Мирон увидел три согнутые спины и торчащую между ними босую ногу. Нога дергалась, отталкивая тапку, которую на нее надевали синие руки. Еще две руки подставляли больничную «утку», а снизу, балансируя на грани падения, пытался пробиться неразрезанный ананас.

— Не хочу!

Из-за спин на Мирона уставились два огромных глаза. Губы девушки пересохли и растрескались. Она дернула ногой и попала в одного из слуг — тот повалился навзничь. Никакой одежды на девушке не было.

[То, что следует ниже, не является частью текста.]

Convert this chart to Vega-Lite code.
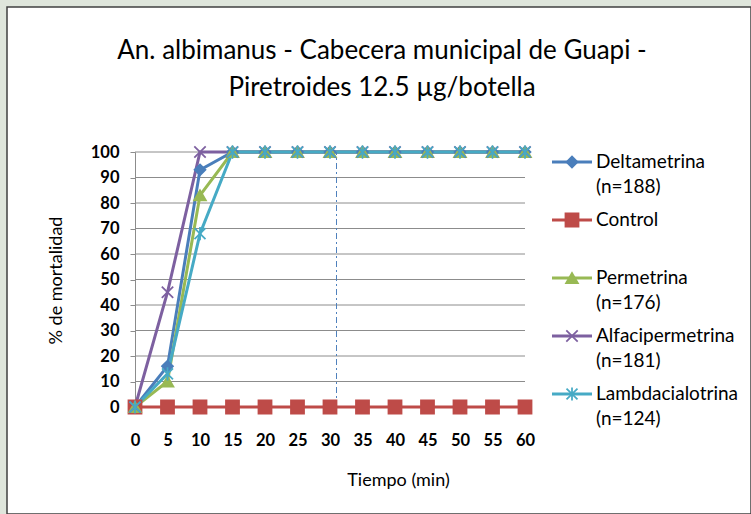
{
  "$schema": "https://vega.github.io/schema/vega-lite/v6.json",
  "width": 744,
  "height": 507,
  "autosize": {"type": "none"},
  "padding": {"left": 7, "top": 7, "right": 0, "bottom": 0},
  "background": "#dfe6dc",
  "config": {
    "view": {"fill": "white", "stroke": "#404040", "strokeWidth": 1.5},
    "font": "Lato"
  },
  "title": {
    "text": ["An. albimanus - Cabecera municipal de Guapi -", "Piretroides 12.5 µg/botella"],
    "font": "Lato",
    "fontSize": 26,
    "fontWeight": "normal",
    "color": "black",
    "anchor": "middle",
    "frame": "group",
    "lineHeight": 37,
    "offset": -94,
    "dx": 3
  },
  "datasets": {
    "series": [
      {"serie": "Deltametrina", "t": 0, "v": 0}, {"serie": "Deltametrina", "t": 5, "v": 16}, {"serie": "Deltametrina", "t": 10, "v": 93}, {"serie": "Deltametrina", "t": 15, "v": 100}, {"serie": "Deltametrina", "t": 20, "v": 100}, {"serie": "Deltametrina", "t": 25, "v": 100}, {"serie": "Deltametrina", "t": 30, "v": 100}, {"serie": "Deltametrina", "t": 35, "v": 100}, {"serie": "Deltametrina", "t": 40, "v": 100}, {"serie": "Deltametrina", "t": 45, "v": 100}, {"serie": "Deltametrina", "t": 50, "v": 100}, {"serie": "Deltametrina", "t": 55, "v": 100}, {"serie": "Deltametrina", "t": 60, "v": 100},
      {"serie": "Control", "t": 0, "v": 0}, {"serie": "Control", "t": 5, "v": 0}, {"serie": "Control", "t": 10, "v": 0}, {"serie": "Control", "t": 15, "v": 0}, {"serie": "Control", "t": 20, "v": 0}, {"serie": "Control", "t": 25, "v": 0}, {"serie": "Control", "t": 30, "v": 0}, {"serie": "Control", "t": 35, "v": 0}, {"serie": "Control", "t": 40, "v": 0}, {"serie": "Control", "t": 45, "v": 0}, {"serie": "Control", "t": 50, "v": 0}, {"serie": "Control", "t": 55, "v": 0}, {"serie": "Control", "t": 60, "v": 0},
      {"serie": "Permetrina", "t": 0, "v": 0}, {"serie": "Permetrina", "t": 5, "v": 10}, {"serie": "Permetrina", "t": 10, "v": 83}, {"serie": "Permetrina", "t": 15, "v": 100}, {"serie": "Permetrina", "t": 20, "v": 100}, {"serie": "Permetrina", "t": 25, "v": 100}, {"serie": "Permetrina", "t": 30, "v": 100}, {"serie": "Permetrina", "t": 35, "v": 100}, {"serie": "Permetrina", "t": 40, "v": 100}, {"serie": "Permetrina", "t": 45, "v": 100}, {"serie": "Permetrina", "t": 50, "v": 100}, {"serie": "Permetrina", "t": 55, "v": 100}, {"serie": "Permetrina", "t": 60, "v": 100},
      {"serie": "Alfacipermetrina", "t": 0, "v": 0}, {"serie": "Alfacipermetrina", "t": 5, "v": 45}, {"serie": "Alfacipermetrina", "t": 10, "v": 100}, {"serie": "Alfacipermetrina", "t": 15, "v": 100}, {"serie": "Alfacipermetrina", "t": 20, "v": 100}, {"serie": "Alfacipermetrina", "t": 25, "v": 100}, {"serie": "Alfacipermetrina", "t": 30, "v": 100}, {"serie": "Alfacipermetrina", "t": 35, "v": 100}, {"serie": "Alfacipermetrina", "t": 40, "v": 100}, {"serie": "Alfacipermetrina", "t": 45, "v": 100}, {"serie": "Alfacipermetrina", "t": 50, "v": 100}, {"serie": "Alfacipermetrina", "t": 55, "v": 100}, {"serie": "Alfacipermetrina", "t": 60, "v": 100},
      {"serie": "Lambdacialotrina", "t": 0, "v": 0}, {"serie": "Lambdacialotrina", "t": 5, "v": 13}, {"serie": "Lambdacialotrina", "t": 10, "v": 68}, {"serie": "Lambdacialotrina", "t": 15, "v": 100}, {"serie": "Lambdacialotrina", "t": 20, "v": 100}, {"serie": "Lambdacialotrina", "t": 25, "v": 100}, {"serie": "Lambdacialotrina", "t": 30, "v": 100}, {"serie": "Lambdacialotrina", "t": 35, "v": 100}, {"serie": "Lambdacialotrina", "t": 40, "v": 100}, {"serie": "Lambdacialotrina", "t": 45, "v": 100}, {"serie": "Lambdacialotrina", "t": 50, "v": 100}, {"serie": "Lambdacialotrina", "t": 55, "v": 100}, {"serie": "Lambdacialotrina", "t": 60, "v": 100}
    ],
    "ref": [{"t": 31, "v": 0, "hi": 100}],
    "grid": [{"t": 0, "t2": 60, "v": 10}, {"t": 0, "t2": 60, "v": 20}, {"t": 0, "t2": 60, "v": 30}, {"t": 0, "t2": 60, "v": 40}, {"t": 0, "t2": 60, "v": 50}, {"t": 0, "t2": 60, "v": 60}, {"t": 0, "t2": 60, "v": 70}, {"t": 0, "t2": 60, "v": 80}, {"t": 0, "t2": 60, "v": 90}, {"t": 0, "t2": 60, "v": 100}],
    "legend": [
      {"serie": "Deltametrina", "row": 0, "label": ["Deltametrina", "(n=188)"]},
      {"serie": "Control", "row": 1, "label": ["Control", ""]},
      {"serie": "Permetrina", "row": 2, "label": ["Permetrina", "(n=176)"]},
      {"serie": "Alfacipermetrina", "row": 3, "label": ["Alfacipermetrina", "(n=181)"]},
      {"serie": "Lambdacialotrina", "row": 4, "label": ["Lambdacialotrina", "(n=124)"]}
    ]
  },
  "layer": [
    {
      "layer": [
        {
          "data": {"name": "grid"},
          "mark": {"type": "rule", "color": "#8c8c8c", "strokeWidth": 1},
          "encoding": {
            "x": {"field": "t", "type": "quantitative", "title": "Tiempo (min)"},
            "x2": {"field": "t2"},
            "y": {"field": "v", "type": "quantitative", "title": "% de mortalidad"}
          }
        },
        {
          "data": {"name": "series"},
          "mark": {"type": "line", "strokeWidth": 3},
          "encoding": {
            "x": {
              "field": "t", "type": "quantitative", "title": "Tiempo (min)",
              "scale": {"domain": [0, 60], "range": [128, 518], "nice": false, "zero": false},
              "axis": {
                "values": [0, 5, 10, 15, 20, 25, 30, 35, 40, 45, 50, 55, 60],
                "offset": -107, "ticks": false, "grid": false,
                "labelPadding": 25, "labelFontSize": 16.5, "labelFont": "Lato", "labelFontWeight": "bold", "labelColor": "black",
                "labelFlush": false, "labelOverlap": false,
                "domainColor": "#8c8c8c", "domainWidth": 1,
                "titleFontSize": 18, "titleFontWeight": "normal", "titleColor": "black",
                "titleX": 391, "titleY": 73, "titleAlign": "center", "titleBaseline": "middle"
              }
            },
            "y": {
              "field": "v", "type": "quantitative", "title": "% de mortalidad",
              "scale": {"domain": [0, 100], "range": [400, 145], "nice": false},
              "axis": {
                "values": [0, 10, 20, 30, 40, 50, 60, 70, 80, 90, 100],
                "offset": -128, "tickSize": 5, "tickColor": "#8c8c8c", "grid": false,
                "labelPadding": 11, "labelFontSize": 16.5, "labelFont": "Lato", "labelFontWeight": "bold", "labelColor": "black",
                "labelFlush": false, "labelOverlap": false,
                "domainColor": "#8c8c8c", "domainWidth": 1,
                "titleFontSize": 18, "titleFontWeight": "normal", "titleColor": "black",
                "titleX": -79, "titleY": 273, "titleAlign": "center", "titleBaseline": "middle", "titleAngle": -90
              }
            },
            "color": {
              "field": "serie", "type": "nominal",
              "scale": {"domain": ["Deltametrina", "Control", "Permetrina", "Alfacipermetrina", "Lambdacialotrina"], "range": ["#4a7ebb", "#be4b48", "#98b954", "#7d60a0", "#46aac5"]},
              "legend": null
            },
            "order": {"field": "t"}
          }
        },
        {
          "data": {"name": "ref"},
          "mark": {"type": "rule", "color": "#4f81bd", "strokeWidth": 1, "strokeDash": [6, 3, 2, 3]},
          "encoding": {
            "x": {"field": "t", "type": "quantitative", "title": "Tiempo (min)"},
            "y": {"field": "v", "type": "quantitative", "title": "% de mortalidad"},
            "y2": {"field": "hi"}
          }
        },
        {
          "data": {"name": "series"},
          "mark": {"type": "point", "filled": true, "strokeWidth": 1.75, "opacity": 1},
          "encoding": {
            "x": {"field": "t", "type": "quantitative", "title": "Tiempo (min)"},
            "y": {"field": "v", "type": "quantitative", "title": "% de mortalidad"},
            "color": {"field": "serie", "type": "nominal", "legend": null},
            "stroke": {
              "field": "serie", "type": "nominal",
              "scale": {"domain": ["Deltametrina", "Control", "Permetrina", "Alfacipermetrina", "Lambdacialotrina"], "range": ["#4a7ebb", "#be4b48", "#98b954", "#7d60a0", "#46aac5"]},
              "legend": null
            },
            "shape": {
              "field": "serie", "type": "nominal",
              "scale": {"domain": ["Deltametrina", "Control", "Permetrina", "Alfacipermetrina", "Lambdacialotrina"], "range": ["diamond", "square", "triangle-up", "M-1,-1L1,1M-1,1L1,-1", "M-1,-1L1,1M-1,1L1,-1M0,-1.2L0,1.2"]},
              "legend": null
            },
            "size": {
              "field": "serie", "type": "nominal",
              "scale": {"type": "ordinal", "domain": ["Deltametrina", "Control", "Permetrina", "Alfacipermetrina", "Lambdacialotrina"], "range": [120, 170, 140, 130, 120]},
              "legend": null
            }
          }
        }
      ]
    },
    {
      "data": {"name": "legend"},
      "layer": [
        {
          "mark": {"type": "rule", "strokeWidth": 3},
          "encoding": {
            "x": {"datum": 0, "type": "quantitative", "scale": {"domain": [0, 1], "range": [545, 585], "nice": false, "zero": false}, "axis": null},
            "x2": {"datum": 1},
            "y": {"field": "row", "type": "quantitative", "scale": {"domain": [0, 4], "range": [155, 387], "nice": false, "zero": false}, "axis": null},
            "color": {
              "field": "serie", "type": "nominal",
              "scale": {"domain": ["Deltametrina", "Control", "Permetrina", "Alfacipermetrina", "Lambdacialotrina"], "range": ["#4a7ebb", "#be4b48", "#98b954", "#7d60a0", "#46aac5"]},
              "legend": null
            }
          }
        },
        {
          "mark": {"type": "point", "filled": true, "strokeWidth": 1.75, "opacity": 1},
          "encoding": {
            "x": {"datum": 0.5, "type": "quantitative", "axis": null},
            "y": {"field": "row", "type": "quantitative", "axis": null},
            "color": {"field": "serie", "type": "nominal", "legend": null},
            "stroke": {
              "field": "serie", "type": "nominal",
              "scale": {"domain": ["Deltametrina", "Control", "Permetrina", "Alfacipermetrina", "Lambdacialotrina"], "range": ["#4a7ebb", "#be4b48", "#98b954", "#7d60a0", "#46aac5"]},
              "legend": null
            },
            "shape": {
              "field": "serie", "type": "nominal",
              "scale": {"domain": ["Deltametrina", "Control", "Permetrina", "Alfacipermetrina", "Lambdacialotrina"], "range": ["diamond", "square", "triangle-up", "M-1,-1L1,1M-1,1L1,-1", "M-1,-1L1,1M-1,1L1,-1M0,-1.2L0,1.2"]},
              "legend": null
            },
            "size": {
              "field": "serie", "type": "nominal",
              "scale": {"type": "ordinal", "domain": ["Deltametrina", "Control", "Permetrina", "Alfacipermetrina", "Lambdacialotrina"], "range": [120, 170, 140, 130, 120]},
              "legend": null
            }
          }
        },
        {
          "mark": {"type": "text", "align": "left", "baseline": "middle", "dx": 4, "fontSize": 19, "lineHeight": 25, "font": "Lato", "color": "black"},
          "encoding": {
            "x": {"datum": 1, "type": "quantitative", "axis": null},
            "y": {"field": "row", "type": "quantitative", "axis": null},
            "text": {"field": "label", "type": "nominal"}
          }
        }
      ]
    }
  ],
  "resolve": {"scale": {"x": "independent", "y": "independent"}}
}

— Убери их! Убери, убери, убери!

Слуги бессмысленно таращили бельма и сопротивляться не пытались. Мирон выкатил их в коридор, как тюфяки с ватой, и захлопнул дверь — там они и толкались, норовя вернуться, но применить силу не догадывались или не могли.

— Спасибо.

Она вцепилась в него и крупно вздрагивала, пока Мирон тащил с кровати покрывало, чтобы ее укрыть. Когда возился с покрывалом, успел заметить стремную сыпь под ее коленками и на сгибах локтей, язвы на лице и ту же худобу, что и у брата. Сама Света не пыталась удержать покрывало на себе — пришлось укутать ее, как мумию, оставив свободными только руки.

— Я принесу воды.

Суета слуг за дверью напоминала броуновское движение. Один так и держал утку, второй тыкал в пустоту ананасом, а третий подносил тапку невидимой ноге, как если бы перед ним стояла Золушка в ожидании хрустальной туфельки. Стараясь не обращать внимания на шапочку плесени на тарелках в мойке и огибая взглядом черную жидкость, которая вылилась на плиту со сковороды, Мирон взял банку из-под соленых огурцов, выплеснул содержимое в раковину и прополоскал ее под краном. Воды набрал оттуда же. Вернувшись, протянул банку Свете, и она залпом выхлебала все — литра три, вряд ли меньше. Повалилась на кровать, рыгнула:

— Саша умер.

— Я здесь поэтому. Я оплачу похороны, от вас нужны документы…

— Ты убил?

«Красавица, ты бы видел!» — сказал Саня. Он увидел. Сложно было представить Свету ребенком. Еще сложнее — девушкой, которая нравится, выходит из дома и говорит с кем-то, делает покупки в супермаркете, мечтает о чем-то, просто идет по улице, когда тает снег, и щурясь смотрит на птиц, первых птиц этой весной.

— Света, эй! — не выдержал Мирон. — Я принес тебе воды. Нужно кое-что…

Света икала, бессмысленно таращась на штору, и почесывала сыпь на локтевом сгибе.

— Ладно, — решился он, — хуже, чем тебе, мне уже не будет.

Уткнулся лбом в голый матрас и коснулся левой ладони. «Ты так важна, будь».

— Ты убил?

— Я.

Придерживая на груди покрывало, Света подошла к окну и раздвинула синие шторы. Солнце ударило в глаза, Мирон тяжело закашлялся, а когда справился с приступом, почувствовал во рту вкус крови.

— Уйди, — сказала Света. — Не нужно мне помогать. Уйди, я не хочу.

Слуг за дверью не было. Прямо сейчас они катились к кладбищу, чтобы закопаться обратно. Согнувшись пополам, Мирон повалился на заднее сиденье машины Константина, и тот протянул ему бумажный платок.